The chief executive added that China’s economic growth had undershot his expectations, describing it as “patchy” and forecasting that getting back to sustained growth would take “longer than we all expected”.
In the UK, HSBC and other lenders are under pressure from the Bank of England to pass on higher interest rates to savers and help customers struggling with escalating mortgage payments, which could reduce banks’ net interest margin.
HSBC shares rose 2.8 per cent in London, extending their gain so far this year to 25 per cent. “Overall good results, encouraging buyback update, and positive outlook. This should be taken well,” said Citigroup analyst Andrew Coombs.
Net interest margin — a crucial measure of lending profitability — rose to 1.72 per cent in the second quarter, up from 1.69 per cent in the first three months of the year and beating expectations of 1.66 per cent. The net interest margin of HSBC’s UK ringfenced bank was 2.49 per cent, far higher than the 1.83 per cent of its Hong Kong entity.
In June, HSBC agreed new terms for the long-delayed sale of its French retail banking network to a company owned by the US private equity group Cerberus.
The sale — part of HSBC’s strategy to focus on its profitable Asian operations while cutting costs and selling off operations in Europe and North America — had to be renegotiated after rising rates increased the amount that its US private equity buyer would have to inject.

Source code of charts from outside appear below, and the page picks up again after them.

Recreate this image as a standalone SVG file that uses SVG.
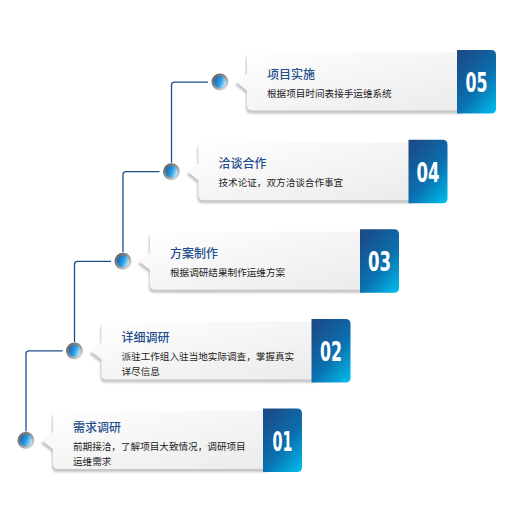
<svg xmlns="http://www.w3.org/2000/svg" width="519" height="519" viewBox="0 0 519 519">
<defs>
<linearGradient id="cardGrad" x1="0" y1="0" x2="1" y2="1">
<stop offset="0" stop-color="#ffffff"/>
<stop offset="1" stop-color="#ebebeb"/>
</linearGradient>
<linearGradient id="blueGrad" x1="0.2" y1="0" x2="0.9" y2="1">
<stop offset="0" stop-color="#1b4c89"/>
<stop offset="0.55" stop-color="#0b6fae"/>
<stop offset="1" stop-color="#00b8ea"/>
</linearGradient>
<linearGradient id="ringGrad" x1="0.1" y1="0.1" x2="0.9" y2="0.9">
<stop offset="0" stop-color="#5e5e5e"/>
<stop offset="0.6" stop-color="#a0a0a0"/>
<stop offset="1" stop-color="#e6e6e6"/>
</linearGradient>
<linearGradient id="dotGrad" x1="0" y1="0.3" x2="1" y2="0.7">
<stop offset="0" stop-color="#1766b3"/>
<stop offset="0.5" stop-color="#2a9be0"/>
<stop offset="1" stop-color="#c6eeff"/>
</linearGradient>
<filter id="shadow" x="-20%" y="-20%" width="140%" height="150%">
<feGaussianBlur stdDeviation="1.2"/>
</filter>
<path id="cardShape" d="M5,2 H216 V60 H5 Q0,60 0,55 V40 L-11,31.5 L0,23 V7 Q0,2 5,2 Z"/>
<path id="blueShape" d="M0,-0.5 H34 Q39,-0.5 39,4.5 V58 Q39,63 34,63 H0 Z"/>
<g id="dot">
<circle r="8.5" fill="url(#ringGrad)"/>
<circle r="6" fill="url(#dotGrad)"/>
</g>
</defs>
<style>
.shadow { fill: #c4c4c4; filter: url(#shadow); }
.card { fill: url(#cardGrad); }
.blue { fill: url(#blueGrad); }
.title { font-family: "Noto Sans CJK SC", "Noto Sans", sans-serif; font-size: 12px; font-weight: 500; fill: #1f4e8c; }
.sub { font-family: "Noto Sans CJK SC", "Noto Sans", sans-serif; font-size: 9.6px; fill: #222222; }
.num { font-family: "DejaVu Sans", sans-serif; font-weight: bold; font-size: 27px; fill: #ffffff; text-anchor: middle; }
.conn { fill: none; stroke: #1d4f8b; stroke-width: 1.3; }
</style>
<rect width="519" height="519" fill="#ffffff"/>

<g id="connectors">
<path class="conn" d="M26,431.5 V353.9 Q26,350.9 29,350.9 H62.5"/>
<path class="conn" d="M74.5,341.9 V264.3 Q74.5,261.3 77.5,261.3 H111"/>
<path class="conn" d="M123,252.3 V174.7 Q123,171.7 126,171.7 H159.5"/>
<path class="conn" d="M171.5,162.7 V85.1 Q171.5,82.1 174.5,82.1 H208"/>
</g>

<g id="step1" transform="translate(53,409)">
<use href="#cardShape" class="shadow" transform="translate(-1,3)"/>
<use href="#cardShape" class="card"/>
<use href="#blueShape" class="blue" x="210"/>
<use href="#dot" x="-27" y="31.5"/>
<text class="title" x="20" y="23">需求调研</text>
<text class="sub" x="20" y="41">前期接洽，了解项目大致情况，调研项目</text>
<text class="sub" x="20" y="56">运维需求</text>
<text class="num" x="229.5" y="41.5" textLength="20" lengthAdjust="spacingAndGlyphs">01</text>
</g>

<g id="step2" transform="translate(101.5,319.4)">
<use href="#cardShape" class="shadow" transform="translate(-1,3)"/>
<use href="#cardShape" class="card"/>
<use href="#blueShape" class="blue" x="210"/>
<use href="#dot" x="-27" y="31.5"/>
<text class="title" x="20" y="23">详细调研</text>
<text class="sub" x="20" y="41">派驻工作组入驻当地实际调查，掌握真实</text>
<text class="sub" x="20" y="56">详尽信息</text>
<text class="num" x="229.5" y="41.5" textLength="22" lengthAdjust="spacingAndGlyphs">02</text>
</g>

<g id="step3" transform="translate(150,229.8)">
<use href="#cardShape" class="shadow" transform="translate(-1,3)"/>
<use href="#cardShape" class="card"/>
<use href="#blueShape" class="blue" x="210"/>
<use href="#dot" x="-27" y="31.5"/>
<text class="title" x="20" y="28">方案制作</text>
<text class="sub" x="20" y="46">根据调研结果制作运维方案</text>
<text class="num" x="229.5" y="41.5" textLength="23" lengthAdjust="spacingAndGlyphs">03</text>
</g>

<g id="step4" transform="translate(198.5,140.2)">
<use href="#cardShape" class="shadow" transform="translate(-1,3)"/>
<use href="#cardShape" class="card"/>
<use href="#blueShape" class="blue" x="210"/>
<use href="#dot" x="-27" y="31.5"/>
<text class="title" x="20" y="28">洽谈合作</text>
<text class="sub" x="20" y="46">技术论证，双方洽谈合作事宜</text>
<text class="num" x="229.5" y="41.5" textLength="23" lengthAdjust="spacingAndGlyphs">04</text>
</g>

<g id="step5" transform="translate(247,50.6)">
<use href="#cardShape" class="shadow" transform="translate(-1,3)"/>
<use href="#cardShape" class="card"/>
<use href="#blueShape" class="blue" x="210"/>
<use href="#dot" x="-27" y="31.5"/>
<text class="title" x="20" y="28">项目实施</text>
<text class="sub" x="20" y="46">根据项目时间表接手运维系统</text>
<text class="num" x="229.5" y="41.5" textLength="22" lengthAdjust="spacingAndGlyphs">05</text>
</g>
</svg>
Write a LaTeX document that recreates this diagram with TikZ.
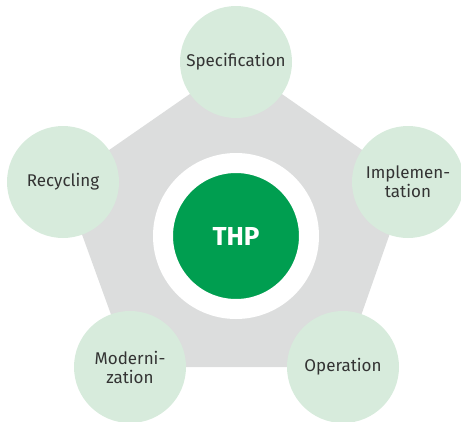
\documentclass[tikz,border=0pt]{standalone}
\usepackage{fontspec}
\setmainfont{Fira Sans}
\usetikzlibrary{positioning}

\definecolor{ringgray}{RGB}{220,221,221}
\definecolor{leafgreen}{RGB}{215,235,220}
\definecolor{thpgreen}{RGB}{0,158,80}
\definecolor{labelgray}{RGB}{51,51,51}

\begin{document}
\begin{tikzpicture}[
    x=1pt, y=-1pt,
    phase/.style={circle, fill=leafgreen, minimum size=112pt, inner sep=0pt,
                  text=labelgray, align=center, font=\fontsize{17}{19}\selectfont},
    hub/.style={circle, fill=thpgreen, draw=white, line width=20pt, minimum size=146pt,
                inner sep=0pt, text=white, font=\fontsize{26}{30}\selectfont\bfseries}
]
\useasboundingbox (0,0) rectangle (461,421);
\clip (0,0) rectangle (461,421);

% Corners of the cycle
\coordinate (p1) at (236,62);
\coordinate (p2) at (408,182);
\coordinate (p3) at (343,367);
\coordinate (p4) at (130,367);
\coordinate (p5) at (63,182);

% Pentagon
\fill[ringgray] (p1) -- (p2) -- (p3) -- (p4) -- (p5) -- cycle;

% Centre
\node[hub] (thp) at (236,236) {THP};

% Phases
\node[phase] (spec) at (p1) {Specification};
\node[phase] (impl) at (p2) {Implemen-\\tation};
\node[phase] (oper) at (p3) {Operation};
\node[phase] (modern) at (p4) {Moderni-\\zation};
\node[phase] (recyc) at (p5) {Recycling};

\end{tikzpicture}
\end{document}
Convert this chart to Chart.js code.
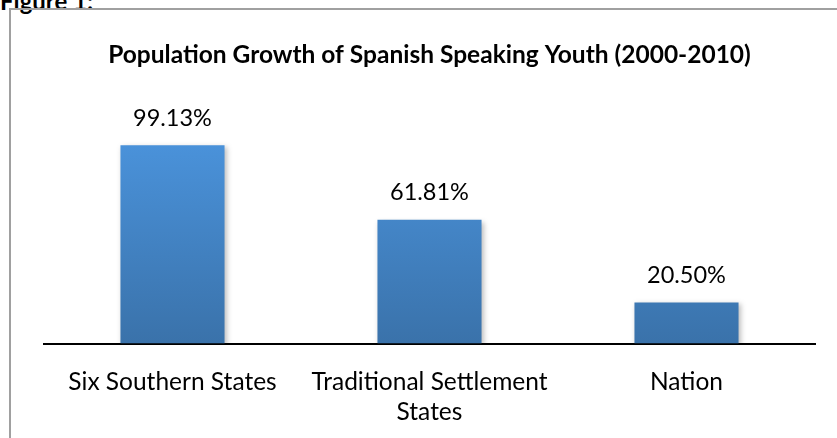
<!DOCTYPE html>
<html>
<head>
<meta charset="utf-8">
<script src="https://cdn.jsdelivr.net/npm/chart.js@4"></script>
<style>
  body { margin: 0; background: #fff; }
  #wrap { position: relative; width: 837px; height: 438px; overflow: hidden; }
  #frame { position: absolute; left: 9px; top: 8px; width: 900px; height: 500px;
           border-left: 2px solid #a0a0a0; border-top: 2px solid #a0a0a0; }
  #fig { position: absolute; left: 0; top: -14.5px; font: bold 24px Lato, sans-serif; color: #000; }
  canvas { position: absolute; left: 0; top: 0; }
</style>
</head>
<body>
<div id="wrap">
  <div id="fig">Figure 1:</div>
  <div id="frame"></div>
  <canvas id="chart" width="837" height="438"></canvas>
</div>
<script>
const categorias = [["Six Southern States"], ["Traditional Settlement", "States"], ["Nation"]];
const crecimiento = [99.13, 61.81, 20.50];
const titulo = "Population Growth of Spanish Speaking Youth (2000-2010)";

const fuente = "Lato, 'Open Sans', sans-serif";

// degradado de las barras
function degradado(context) {
  const area = context.chart.chartArea;
  if (!area) return '#4a8fd6';
  const g = context.chart.ctx.createLinearGradient(0, area.top + 40, 0, area.bottom);
  g.addColorStop(0, '#4a92da');
  g.addColorStop(1, '#3a72aa');
  return g;
}

// sombra suave de las barras
const sombra = {
  id: 'sombra',
  beforeDatasetsDraw(chart) {
    const ctx = chart.ctx;
    ctx.save();
    ctx.shadowColor = 'rgba(0,0,0,0.25)';
    ctx.shadowBlur = 5;
    ctx.shadowOffsetX = 2;
    ctx.shadowOffsetY = 2;
  },
  afterDatasetsDraw(chart) {
    chart.ctx.restore();
  }
};

// etiquetas de valor encima de cada barra
const etiquetas = {
  id: 'etiquetas',
  afterDatasetsDraw(chart) {
    const ctx = chart.ctx;
    ctx.save();
    ctx.font = "23.5px " + fuente;
    ctx.fillStyle = '#000';
    ctx.textAlign = 'center';
    ctx.textBaseline = 'middle';
    chart.getDatasetMeta(0).data.forEach((bar, i) => {
      ctx.fillText(crecimiento[i].toFixed(2) + '%', bar.x, bar.y - 27);
    });
    ctx.restore();
  }
};

new Chart(document.getElementById('chart'), {
  type: 'bar',
  data: {
    labels: categorias,
    datasets: [{
      data: crecimiento,
      backgroundColor: degradado,
      borderWidth: 0,
      barPercentage: 0.81,
      categoryPercentage: 0.5
    }]
  },
  options: {
    responsive: false,
    animation: false,
    layout: { padding: { left: 44, right: 22, top: 0, bottom: 0 } },
    plugins: {
      legend: { display: false },
      tooltip: { enabled: false },
      title: {
        display: true,
        text: titulo,
        color: '#000',
        font: { family: fuente, size: 24.5, weight: 'bold', lineHeight: 1.2 },
        padding: { top: 40, bottom: 34 }
      }
    },
    scales: {
      x: {
        grid: { display: false, drawTicks: false },
        border: { display: true, color: '#000', width: 2 },
        ticks: { color: '#000', padding: 24, font: { family: fuente, size: 24.5, lineHeight: 1.22 }, maxRotation: 0, autoSkip: false },
        afterFit(scale) { scale.height = 94.5; }
      },
      y: {
        display: false,
        min: 0,
        max: 120
      }
    }
  },
  plugins: [sombra, etiquetas]
});
</script>
</body>
</html>
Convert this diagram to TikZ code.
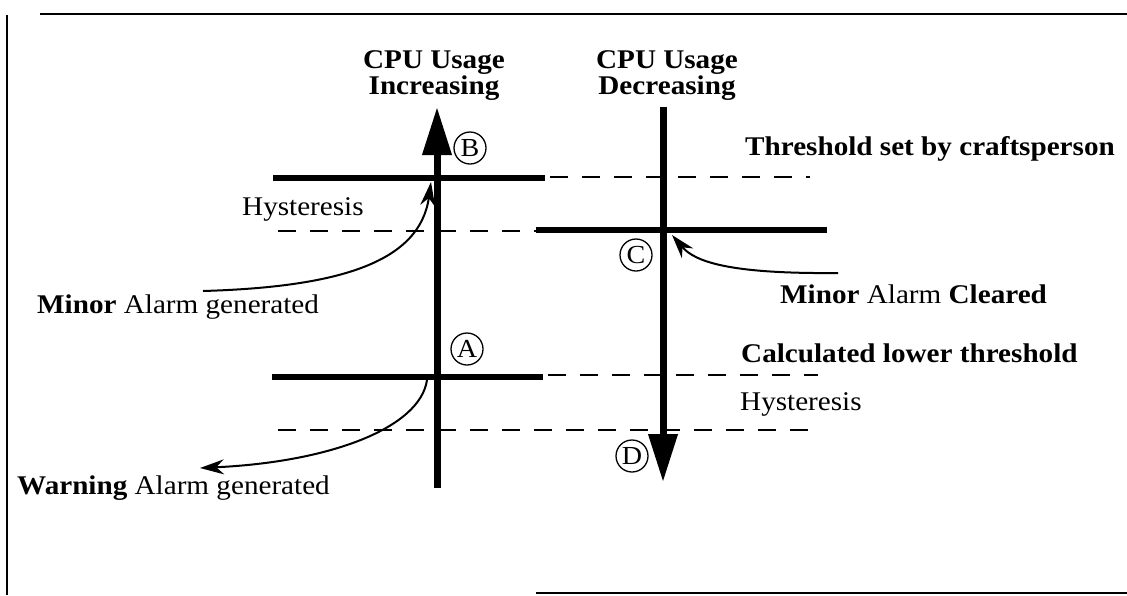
\documentclass[tikz,border=0pt]{standalone}
\usepackage{fontspec}
\setmainfont{Liberation Serif}[FakeStretch=1.08]
\usetikzlibrary{arrows.meta}
\begin{document}
\begin{tikzpicture}[x=1pt,y=-1pt,
  frameline/.style={line width=1.5pt},
  axis/.style={line width=7pt,-{Triangle[length=48pt,width=28pt]}},
  level/.style={line width=6pt},
  dashline/.style={line width=1.5pt,dash pattern=on 18pt off 14pt},
  callout/.style={line width=2pt,-{Stealth[length=24pt,width=15pt]}},
  lbl/.style={anchor=base west,inner sep=0pt,font=\fontsize{27}{27}\selectfont},
  ttl/.style={anchor=base,inner sep=0pt,font=\fontsize{27}{27}\selectfont\bfseries},
  letter/.style={circle,draw,line width=1.3pt,inner sep=0pt,minimum size=32pt,font=\fontsize{26}{26}\selectfont}]
\useasboundingbox (0,0) rectangle (1127,595);
% frame
\coordinate (fTL) at (40,14); \coordinate (fTR) at (1127,14);
\coordinate (fLT) at (7,15); \coordinate (fLB) at (7,595);
\coordinate (fBL) at (536,593); \coordinate (fBR) at (1127,593);
\draw[frameline] (fTL) -- (fTR);
\draw[frameline] (fLT) -- (fLB);
\draw[frameline] (fBL) -- (fBR);
% titles
\node[ttl] (t1a) at (434,68) {CPU Usage};
\node[ttl] (t1b) at (434,94) {Increasing};
\node[ttl] (t2a) at (667,68) {CPU Usage};
\node[ttl] (t2b) at (667,94) {Decreasing};
% dashed lines
\coordinate (d1a) at (550,177); \coordinate (d1b) at (810,177);
\coordinate (d2a) at (278,231); \coordinate (d2b) at (536,231);
\coordinate (d3a) at (548,375); \coordinate (d3b) at (818,375);
\coordinate (d4a) at (278,430); \coordinate (d4b) at (820,430);
\draw[dashline] (d1a) -- (d1b);
\draw[dashline] (d2a) -- (d2b);
\draw[dashline] (d3a) -- (d3b);
\draw[dashline] (d4a) -- (d4b);
% level lines
\coordinate (lBa) at (273,178); \coordinate (lBb) at (545,178);
\coordinate (lCa) at (536,230); \coordinate (lCb) at (827,230);
\coordinate (lAa) at (272,377); \coordinate (lAb) at (543,377);
\draw[level] (lBa) -- (lBb);
\draw[level] (lCa) -- (lCb);
\draw[level] (lAa) -- (lAb);
% axes
\coordinate (incBot) at (437,488); \coordinate (incTop) at (437,107);
\coordinate (decTop) at (663,107); \coordinate (decBot) at (663,482);
\draw[axis] (incBot) -- (incTop);
\draw[axis] (decTop) -- (decBot);
% circled letters
\node[letter] (B) at (470,148) {B};
\node[letter] (A) at (467,349) {A};
\node[letter] (C) at (636,255) {C};
\node[letter] (D) at (632,456) {D};
% labels
\node[lbl] (thr) at (745,155) {\bfseries Threshold set by craftsperson};
\node[lbl] (hys1) at (242,215) {Hysteresis};
\node[lbl] (mgen) at (37,313) {\textbf{Minor} Alarm generated};
\node[lbl] (mclr) at (780,303) {\textbf{Minor} Alarm \textbf{Cleared}};
\node[lbl] (calc) at (741,362) {\bfseries Calculated lower threshold};
\node[lbl] (hys2) at (740,410) {Hysteresis};
\node[lbl] (warn) at (17,494) {\textbf{Warning} Alarm generated};
% callouts
\coordinate (mgS) at (203,291); \coordinate (mgE) at (431,182);
\draw[callout] (mgS) .. controls (340,287) and (420,262) .. (mgE);
\coordinate (wS) at (427,380); \coordinate (wE) at (200,468);
\draw[callout] (wS) .. controls (420,428) and (330,462) .. (wE);
\coordinate (cS) at (838,273); \coordinate (cE) at (672,235);
\draw[callout] (cS) .. controls (730,274) and (695,262) .. (cE);
\end{tikzpicture}
\end{document}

HSBC is also exiting many of its operations in Oman, Greece and New Zealand and said the $10bn sale of its Canadian business was still on track to close early next year, after which it intends to pay a special dividend.
The results came a week after NatWest chief executive Alison Rose quit following her admission that she had misled a journalist about why Coutts, its private banking arm, had closed Nigel Farage’s bank account.
Asked about her departure, Quinn said Rose had “contributed very strongly” to industry-wide conversations and the Farage fiasco had been a “very challenging time for her personally”.